An RC circuit functions by managing the flow and storage of electrical energy. Its key components and behaviour can be described as follows:
- The resistor limits the flow of current, slowing down the charging or discharging process. It effectively acts, then, as a gatekeeper, restricting the amount of current that can flow at any given time.
- The capacitor stores electrical energy in an electric field. This component’s behaviour as a temporary storage tank for electrical charge leads many people to liken it to a tiny battery; indeed, it both charges and discharges.
- The charging stage involves current flowing from the source, through the resistor, and charging the capacitor until it reaches maximum charge (steady state).

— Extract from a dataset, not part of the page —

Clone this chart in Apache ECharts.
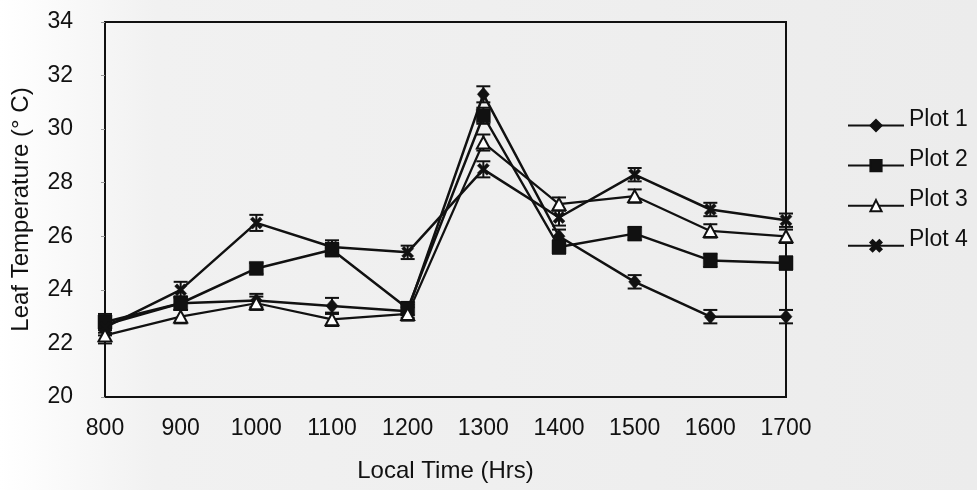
<!DOCTYPE html>
<html>
<head>
<meta charset="utf-8">
<script src="https://cdn.jsdelivr.net/npm/echarts@6/dist/echarts.min.js"></script>
<style>
  html, body { margin: 0; padding: 0; background: #fff; }
  #chart { width: 977px; height: 490px; }
</style>
</head>
<body>
<div id="chart"></div>
<script>
// Local time of each reading (hours)
const hours = [800, 900, 1000, 1100, 1200, 1300, 1400, 1500, 1600, 1700];

// Mean leaf temperature (°C) per plot
const plot1 = [22.7, 23.5, 23.6, 23.4, 23.2, 31.3, 26.0, 24.3, 23.0, 23.0];
const plot2 = [22.8, 23.5, 24.8, 25.5, 23.3, 30.5, 25.6, 26.1, 25.1, 25.0];
const plot3 = [22.3, 23.0, 23.5, 22.9, 23.1, 29.5, 27.2, 27.5, 26.2, 26.0];
const plot4 = [22.6, 24.0, 26.5, 25.6, 25.4, 28.5, 26.7, 28.3, 27.0, 26.6];

// Half-length of each error bar (°C)
const err1 = [0.3, 0.25, 0.25, 0.3, 0.25, 0.3, 0.25, 0.25, 0.25, 0.25];
const err2 = [0.3, 0.25, 0.2, 0.25, 0.25, 0.3, 0.25, 0.25, 0.25, 0.25];
const err3 = [0.3, 0.25, 0.25, 0.25, 0.25, 0.3, 0.25, 0.25, 0.25, 0.25];
const err4 = [0.3, 0.3, 0.3, 0.25, 0.25, 0.3, 0.3, 0.25, 0.25, 0.25];

const seriesNames = ['Plot 1', 'Plot 2', 'Plot 3', 'Plot 4'];

const INK = '#111111';
const FONT = 'Liberation Sans, Arial, sans-serif';
const CROSS = 'path://M2,0 L5,3 L8,0 L10,2 L7,5 L10,8 L8,10 L5,7 L2,10 L0,8 L3,5 L0,2 Z';

function pairs(values) {
  return hours.map((h, i) => [h, values[i]]);
}
function errTriples(values, errs) {
  return hours.map((h, i) => [h, values[i], errs[i]]);
}

// Vertical whisker with a short cap at each end
function renderErrorBar(params, api) {
  const x = api.value(0), y = api.value(1), e = api.value(2);
  const top = api.coord([x, y + e]);
  const bot = api.coord([x, y - e]);
  const hw = 7;
  const style = { stroke: INK, lineWidth: 2 };
  return {
    type: 'group',
    children: [
      { type: 'line', shape: { x1: top[0], y1: top[1], x2: bot[0], y2: bot[1] }, style },
      { type: 'line', shape: { x1: top[0] - hw, y1: top[1], x2: top[0] + hw, y2: top[1] }, style },
      { type: 'line', shape: { x1: bot[0] - hw, y1: bot[1], x2: bot[0] + hw, y2: bot[1] }, style }
    ]
  };
}

function lineSeries(name, values, symbol, size, fill, width) {
  return {
    name,
    type: 'line',
    data: pairs(values),
    symbol,
    symbolSize: size,
    showAllSymbol: true,
    lineStyle: { color: INK, width: width },
    itemStyle: { color: fill, borderColor: INK, borderWidth: fill === '#fff' ? 2 : 0.5 },
    z: 3
  };
}

function errorSeries(values, errs) {
  return {
    type: 'custom',
    renderItem: renderErrorBar,
    data: errTriples(values, errs),
    encode: { x: 0, y: 1 },
    silent: true,
    z: 2
  };
}

const chart = echarts.init(document.getElementById('chart'), null, { renderer: 'canvas' });

chart.setOption({
  animation: false,
  backgroundColor: {
    type: 'linear', x: 0, y: 0, x2: 1, y2: 0,
    colorStops: [
      { offset: 0, color: '#ffffff' },
      { offset: 0.16, color: '#f1f1f1' },
      { offset: 1, color: '#ececec' }
    ]
  },
  textStyle: { fontFamily: FONT, color: INK },
  grid: {
    left: 105, right: 191, top: 22, bottom: 93,
    show: true, borderColor: INK, borderWidth: 2, backgroundColor: 'transparent'
  },
  legend: {
    data: seriesNames,
    orient: 'vertical',
    left: 842,
    top: 103,
    itemWidth: 56,
    itemHeight: 14,
    itemGap: 16,
    formatter: '{t|{name}}',
    textStyle: {
      fontSize: 23, color: INK, fontFamily: FONT,
      rich: { t: { fontSize: 23, color: INK, fontFamily: FONT, padding: [0, 0, 12, 0] } }
    }
  },
  xAxis: {
    type: 'value',
    min: 800, max: 1700, interval: 100,
    name: 'Local Time (Hrs)',
    nameLocation: 'middle',
    nameGap: 62,
    nameTextStyle: { fontSize: 24, color: INK, fontFamily: FONT },
    axisLine: { show: true, lineStyle: { color: INK, width: 2 } },
    axisTick: { show: false },
    splitLine: { show: false },
    axisLabel: {
      fontSize: 23, color: INK, margin: 20, fontFamily: FONT,
      formatter: (v) => String(v)
    }
  },
  yAxis: {
    type: 'value',
    min: 20, max: 34, interval: 2,
    name: 'Leaf Temperature (° C)',
    nameLocation: 'middle',
    nameGap: 72,
    nameTextStyle: { fontSize: 24, color: INK, fontFamily: FONT },
    axisLine: { show: true, lineStyle: { color: INK, width: 2 } },
    axisTick: { show: true, inside: false, length: 4, lineStyle: { color: '#999', width: 1 } },
    splitLine: { show: false },
    axisLabel: { fontSize: 23, color: INK, margin: 32, fontFamily: FONT }
  },
  series: [
    errorSeries(plot1, err1),
    errorSeries(plot2, err2),
    errorSeries(plot3, err3),
    errorSeries(plot4, err4),
    lineSeries('Plot 1', plot1, 'diamond', [12, 14], INK, 2.5),
    lineSeries('Plot 2', plot2, 'rect', 14, INK, 2.5),
    lineSeries('Plot 3', plot3, 'triangle', [13, 12], '#fff', 2.2),
    lineSeries('Plot 4', plot4, CROSS, 12, INK, 2.5)
  ]
});
</script>
</body>
</html>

- The removal of the source causes the discharging process to occur. The capacitor discharges its stored energy through the resistor, with current going down over time.
What Is the Time Constant?
If you’re interested in knowing how quickly a given system responds to a change, you need to familiarise yourself with the concept of the time constant. The “speed” of an RC circuit is defined by its time constant, which is denoted by the Greek letter, tau (τ).
Anyone wishing to calculate the time constant needs to apply the following super-simple formula: τ = R x C, where R is resistance measured in ohms (Ω), C is capacitance measured in farads (F), and τ is the time constant measured in seconds (s).
It is important to understand that the time constant is not the time it takes for a capacitor to reach 100% charge. Instead, it adheres to this “rule of thumb”:
- One time constant (1τ) is when the capacitor reaches approximately 63.2% of its final voltage when charging, or drops to 36.8% of its initial voltage when discharging.
- For most practical engineering applications, it is after five time constants (5τ) that a capacitor is considered “fully” charged or discharged. This is equivalent to it reaching roughly 99.3%.
The Importance of The Time Constant In ‘Real-World’ Contexts
A strong understanding of the time constant will help you with various projects that you might take on as a hobbyist, student, or professional engineer, such as:
- Timing circuits
- Debounce circuits for buttons and switches
- Low-pass/high-pass filters for audio or sensors
- Power-on reset circuits in microcontroller projects
Well-chosen online tools – such as the RC time constant calculator on the website of electrical component store, RS – will further help you get the best out of applications like those cited above.
Yes, it is an easy process to manually calculate τ. However, online calculators can be useful if you want to experiment with different values or include energy stored in the capacitor.
Mastery Of the Time Constant Can Profoundly Benefit Your RC Circuit Projects
RC circuits are no less than one of the most fundamental and useful topics in electronics. Hopefully, whether you’re presently studying for exams or perhaps prototyping onto a breadboard, this article will have given you important insights that you can proceed to apply to a broad range of real-world applications.
Knowing about the time constant very much feeds into this. Experimentation is great, but it is even greater when backed up with an understanding of this crucial aspect of RC circuits.